Die neue Regierung ließ ankündigen, sie wolle Abschreibungskünstlern das Handwerk legen. Bei erster Lektüre des Lafontaineschen Gesetzentwurfs stellt sich heraus, daß ausgerechnet Besitzer von großen Aktienpaketen auch in Zukunft ohne Einschränkung ihre Dividenden- und Zinseinnahmen durch künstliche Immobilienverluste reduzieren und ihre Steuern auf Null bringen können.

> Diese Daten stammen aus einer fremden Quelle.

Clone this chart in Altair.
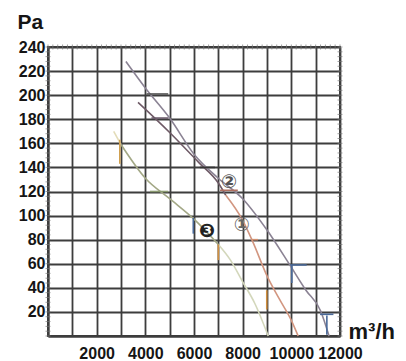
import altair as alt
import pandas as pd

# ---- axis values ----
x_grid = [0, 1000, 2000, 3000, 4000, 5000, 6000, 7000, 8000, 9000, 10000, 11000, 12000]
y_grid = [0, 20, 40, 60, 80, 100, 120, 140, 160, 180, 200, 220, 240]
minor_x = list(range(0, 12001, 200))
minor_y = list(range(0, 241, 4))

# ---- curves ----
c2_x = [3200, 4000, 5000, 6000, 7000, 8000, 9000, 10000, 10600, 11200, 11550]
c2_y = [228, 206, 181, 151, 131, 114, 88, 57, 38, 21, 0]

c1a_x = [3700, 5000, 6200, 7000, 7300]
c1a_y = [194, 169, 144, 127, 117]
c1b_x = [7300, 8000, 8400, 9000, 9500, 10000, 10280]
c1b_y = [117, 96, 79, 50, 31, 13, 0]

c3a_x = [2700, 3000]
c3a_y = [170, 159]
c3b_x = [3000, 4000, 5000, 6000, 7000]
c3b_y = [159, 131, 114, 97, 76]
c3c_x = [7000, 7500, 8000, 8500, 9050]
c3c_y = [76, 63, 45, 27, 0]

curve_names = ["c2", "c1a", "c1b", "c3a", "c3b", "c3c"]
curve_colors = ["#8b8394", "#6e5a66", "#d29680", "#e3dcb8", "#a3a886", "#d3d7bb"]
curve_xs = [c2_x, c1a_x, c1b_x, c3a_x, c3b_x, c3c_x]
curve_ys = [c2_y, c1a_y, c1b_y, c3a_y, c3b_y, c3c_y]

# ---- operating-point marker segments ----
seg_x1 = [4050, 4250, 6240, 4190, 7070, 8370, 9950, 11180, 2950, 5970, 7000, 8990, 10020, 11460]
seg_x2 = [4940, 4940, 6860, 4940, 7800, 8630, 10630, 11730, 2950, 5970, 7000, 8990, 10020, 11460]
seg_y1 = [201, 181, 140, 120, 121, 80, 59, 18, 163, 98, 76, 38, 59, 17]
seg_y2 = [201, 181, 140, 120, 121, 80, 59, 18, 143, 85, 63, 22, 44, 1]
seg_color = ["#555555", "#6a5a6a", "#333333", "#8a9a70", "#b07060", "#d09070", "#4a6a9a",
             "#4a6a9a", "#d0a050", "#4a6a9a", "#d09040", "#d09040", "#4a6a9a", "#4a6a9a"]

# ---- curve labels ----
lab_text = ["②", "①", "❸"]
lab_x = [7440, 7960, 6540]
lab_y = [128, 92, 87]
lab_color = ["#555555", "#666666", "#222222"]
lab_size = [19, 19, 19]

rows = []
for n, c, xs, ys in zip(curve_names, curve_colors, curve_xs, curve_ys):
    for i, (xv, yv) in enumerate(zip(xs, ys)):
        rows.append({"name": n, "color": c, "x": xv, "y": yv, "o": i})
curves = pd.DataFrame(rows)

segs = pd.DataFrame({"x": seg_x1, "x2": seg_x2, "y": seg_y1, "y2": seg_y2, "color": seg_color})
labels = pd.DataFrame({"t": lab_text, "x": lab_x, "y": lab_y, "color": lab_color, "size": lab_size})

top_ticks = pd.DataFrame({"x": minor_x, "y": [240] * len(minor_x)})
right_ticks = pd.DataFrame({"x": [12000] * len(minor_y), "y": minor_y})
left_ticks = pd.DataFrame({"x": [0] * len(minor_y), "y": minor_y})

X = alt.X("x:Q", scale=alt.Scale(domain=[0, 12000], nice=False, zero=False),
          axis=alt.Axis(values=x_grid,
                        labelExpr="datum.value > 0 && datum.value % 2000 == 0 ? format(datum.value, 'd') : ''",
                        labelOverlap=False, labelFlush=False, labelBound=False,
                        title="m³/h", titleX=300, titleY=2, titleAlign="left",
                        titleBaseline="alphabetic", titleFontSize=22, labelPadding=9))
Y = alt.Y("y:Q", scale=alt.Scale(domain=[0, 240], nice=False, zero=False),
          axis=alt.Axis(values=y_grid,
                        labelExpr="datum.value > 0 ? datum.value : ''",
                        labelOverlap=False, labelFlush=False,
                        title="Pa", titleAngle=0, titleX=-31, titleY=-19, titleAlign="left",
                        titleBaseline="alphabetic", titleFontSize=21, labelPadding=3))

base_curves = alt.Chart(curves).mark_line(strokeWidth=1.6, interpolate="monotone").encode(
    x=X, y=Y, detail="name:N", order="o:Q", color=alt.Color("color:N", scale=None)
)
seg_layer = alt.Chart(segs).mark_rule(strokeWidth=1.6).encode(
    x=X, y=Y, x2="x2:Q", y2="y2:Q", color=alt.Color("color:N", scale=None)
)
lab_layer = alt.Chart(labels).mark_text(font="DejaVu Sans", fontWeight="bold").encode(
    x=X, y=Y, text="t:N", color=alt.Color("color:N", scale=None),
    size=alt.Size("size:Q", scale=None)
)
tick_top = alt.Chart(top_ticks).mark_tick(orient="vertical", size=5, thickness=1, color="#777777").encode(x=X, y=Y)
tick_right = alt.Chart(right_ticks).mark_tick(orient="horizontal", size=5, thickness=1, color="#777777").encode(x=X, y=Y)
tick_left = alt.Chart(left_ticks).mark_tick(orient="horizontal", size=5, thickness=1, color="#777777").encode(x=X, y=Y)

chart = alt.layer(tick_top, tick_right, tick_left, base_curves, seg_layer, lab_layer).properties(
    width=292, height=289,
    autosize=alt.AutoSizeParams(type="none"),
    padding={"left": 40, "top": 39, "right": 58, "bottom": 25},
).configure_axis(
    grid=True, gridColor="#3d3d3d", gridWidth=1.8, gridOpacity=1,
    domainColor="#3d3d3d", domainWidth=2, ticks=False,
    labelFont="Liberation Sans", labelFontWeight="bold", labelFontSize=16, labelColor="#151515",
    titleFont="Liberation Sans", titleFontWeight="bold", titleColor="#151515",
).configure_view(stroke="#3d3d3d", strokeWidth=2)

chart.save("out.html", embed_options={"renderer": "svg", "actions": False})
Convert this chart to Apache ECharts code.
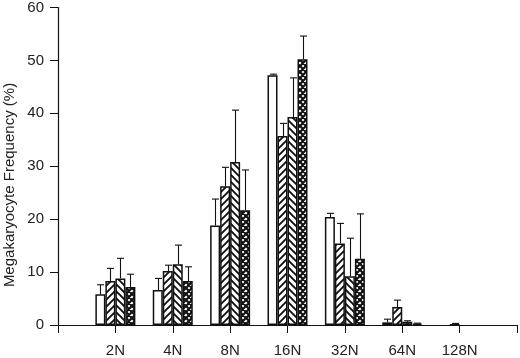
<!DOCTYPE html>
<html>
<head>
<meta charset="utf-8">
<script src="https://cdn.jsdelivr.net/npm/echarts@6/dist/echarts.min.js"></script>
<style>
  html, body { margin: 0; padding: 0; background: #fff; }
  #chart { width: 520px; height: 358px; }
</style>
</head>
<body>
<div id="chart"></div>
<script>
// categories (ploidy classes)
var categories = ['2N', '4N', '8N', '16N', '32N', '64N', '128N'];

// bar heights per group
var openBars    = [5.8, 6.6, 18.8, 47.2, 20.4, 0.5, '-'];
var rightHatch  = [8.3, 10.2, 26.2, 35.7, 15.4, 3.4, 0.05];
var leftHatch   = [8.8, 11.5, 30.8, 39.3, 9.2, 0.6, '-'];
var crossHatch  = [7.2, 8.3, 21.7, 50.2, 12.5, 0.25, '-'];

// top of error bars
var openErr   = [7.6, 8.8, 23.8, 47.4, 21.1, 1.1, null];
var rightErr  = [10.7, 11.3, 29.8, 38.1, 19.2, 4.7, 0.3];
var leftErr   = [12.6, 15.1, 40.6, 46.7, 16.4, 0.8, null];
var crossErr  = [9.6, 11.0, 29.3, 54.6, 21.0, 0.35, null];

var yTicks = [0, 10, 20, 30, 40, 50, 60];

// hatch patterns
function makePattern(kind) {
    var c = document.createElement('canvas');
    var s = kind === 'cross' ? 6 : 7;
    c.width = s; c.height = s;
    var g = c.getContext('2d');
    g.fillStyle = '#fff';
    g.fillRect(0, 0, s, s);
    g.strokeStyle = '#111';
    g.lineWidth = kind === 'cross' ? 2.2 : 1.9;
    g.beginPath();
    if (kind === 'right' || kind === 'cross') {
        g.moveTo(-1, s + 1); g.lineTo(s + 1, -1);
        g.moveTo(-1, 1); g.lineTo(1, -1);
        g.moveTo(s - 1, s + 1); g.lineTo(s + 1, s - 1);
    }
    if (kind === 'left' || kind === 'cross') {
        g.moveTo(-1, -1); g.lineTo(s + 1, s + 1);
        g.moveTo(s - 1, -1); g.lineTo(s + 1, 1);
        g.moveTo(-1, s - 1); g.lineTo(1, s + 1);
    }
    g.stroke();
    return { image: c, repeat: 'repeat' };
}

var axisData = [''].concat(categories).concat(['']);

function pad(arr) {
    return ['-'].concat(arr).concat(['-']);
}

function errData(vals, errs) {
    var out = [];
    for (var i = 0; i < vals.length; i++) {
        if (errs[i] == null || vals[i] === '-') continue;
        out.push([i + 1, vals[i], errs[i]]);
    }
    return out;
}

function errSeries(vals, errs, offset) {
    return {
        type: 'custom',
        silent: true,
        z: 5,
        data: errData(vals, errs),
        encode: { x: 0, y: 2 },
        renderItem: function (params, api) {
            var p0 = api.coord([api.value(0), api.value(1)]);
            var p1 = api.coord([api.value(0), api.value(2)]);
            var cx = Math.round(p0[0] + offset) + 0.5;
            var st = { stroke: '#111', lineWidth: 1.1 };
            return {
                type: 'group',
                children: [
                    { type: 'line', shape: { x1: cx, y1: p0[1], x2: cx, y2: p1[1] }, style: st },
                    { type: 'line', shape: { x1: cx - 3.5, y1: p1[1], x2: cx + 3.5, y2: p1[1] }, style: st }
                ]
            };
        }
    };
}

var chart = echarts.init(document.getElementById('chart'));

function bar(name, data, fill) {
    return {
        type: 'bar',
        name: name,
        barWidth: 10,
        barGap: '0%',
        z: 3,
        data: pad(data),
        itemStyle: { color: fill, borderColor: '#111', borderWidth: 1.5 }
    };
}

var options = {
    animation: false,
    backgroundColor: '#fff',
    grid: { left: 58, right: 2, top: 7, bottom: 32 },
    graphic: [{
        type: 'text',
        x: 10,
        y: 185,
        rotation: Math.PI / 2,
        style: {
            text: 'Megakaryocyte Frequency (%)',
            fill: '#222',
            font: '15px "Liberation Sans"',
            textAlign: 'center',
            textVerticalAlign: 'middle'
        }
    }],
    xAxis: {
        type: 'category',
        data: axisData,
        boundaryGap: false,
        axisLine: { lineStyle: { color: '#111', width: 1.2 } },
        axisTick: { show: true, length: 8, lineStyle: { color: '#111' } },
        axisLabel: { color: '#222', fontFamily: 'Liberation Sans', fontSize: 15, margin: 18, interval: 0 },
        splitLine: { show: false }
    },
    yAxis: {
        type: 'value',
        min: yTicks[0],
        max: yTicks[yTicks.length - 1],
        interval: 10,
        axisLine: { show: true, lineStyle: { color: '#111', width: 1.2 } },
        axisTick: { show: true, length: 8, lineStyle: { color: '#111' } },
        axisLabel: { color: '#222', fontFamily: 'Liberation Sans', fontSize: 15, margin: 14 },
        splitLine: { show: false }
    },
    series: [
        bar('open', openBars, '#fff'),
        bar('right', rightHatch, makePattern('right')),
        bar('left', leftHatch, makePattern('left')),
        bar('cross', crossHatch, makePattern('cross')),
        errSeries(openBars, openErr, -15),
        errSeries(rightHatch, rightErr, -5),
        errSeries(leftHatch, leftErr, 5),
        errSeries(crossHatch, crossErr, 15)
    ]
};

chart.setOption(options);
</script>
</body>
</html>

Der grüne Außen-Staatsminister Ludger Volmer spricht sich für die Abschaffung des stehenden Heeres aus. Er übersieht einen jahrtausendealten Grundsatz: Ein Volk, das keine eigene Armee ernähren will, muß bald eine fremde Armee ernähren. Innenminister Otto Schily sagt das Gegenteil von dem, was er tut: Zur Ausländerfrage ist von dem SPD-Politiker zu hören, das Boot sei übervoll. Zugleich bohrt er aber mit der doppelten Staatsbürgerschaft ein großes Loch in die Bootswand. Der Historiker Arnulf Baring meinte, Deutschland sei nicht auf dem Weg in die Berliner, sondern in die "neckische Republik". Schröders Regierung muß nicht mehr um eine 100-Tage-Schonfrist bitten. Um die hat sie sich selbst gebracht. Der Absturz wirkt um so schlimmer, da er nicht auf Attacken der Union zurückzuführen ist. Schäubles CDU ist bis zur Stabübergabe von Waigel an Stoiber praktisch führungslos.
Nur von der FDP wurden bisher spürbare Angriffe geführt. Schröders Ankündigungen für die 620-Mark-Jobs gingen auf den Druck der Liberalen zurück. Dafür hatte der Kanzler auf einmal die SPD-Ministerpräsidenten im Nacken, die die Löcher in den Landeskassen nicht mittragen wollten, weil die Umstellung von Steuerbelastung auf Sozialabgaben den Ländern Verluste bringt.
Der Ökonom Carl-Christian von Weizsäcker hat die fatale Wirkung der auf Konsens ausgelegten Bonner Republik deutlich gemacht. Wenn man hohe qualifizierte Mehrheiten zur Gesetzesänderung (also die ständige Zustimmung des Bundesrates) brauche, dann bleibe meist alles beim alten. Von Weizsäcker: "Im Geschichtsunterricht lernt man vom polnischen Reichstag früherer Jahrhunderte, in dem das Einstimmigkeitsprinzip herrschte. Die daraus resultierende Handlungsunfähigkeit wird für den Untergang des polnischen Reiches verantwortlich gemacht. Deutschland ist unter seiner Verfassung zu einem extrem konservativen Staat geworden." Das Land tue sich zunehmend schwerer mit seinem "Neo-Biedermeier". Was der Ökonom noch auf die Ära Kohl münzte, setzt sich unter Schröder fort.
Denn wie zu christlich-liberalen Zeiten scheint man bei wirtschaftlichen und steuerlichen Aufgaben von Reförmchen zu Reförmchen zu hoppeln. Lieblingsprojekte wie doppelte Staatsbürgerschaft oder Partnerschaften für Homosexuelle lösen den Reformstau nicht auf. "Wo ist Schröder?" fragte unlängst "Der Spiegel". Der Kanzler, der laut Baring lieber das Amt in vollen Zügen genießt als Politik gestaltet, bleibt stumm. "Wo ist Schröder?" Ja, wo?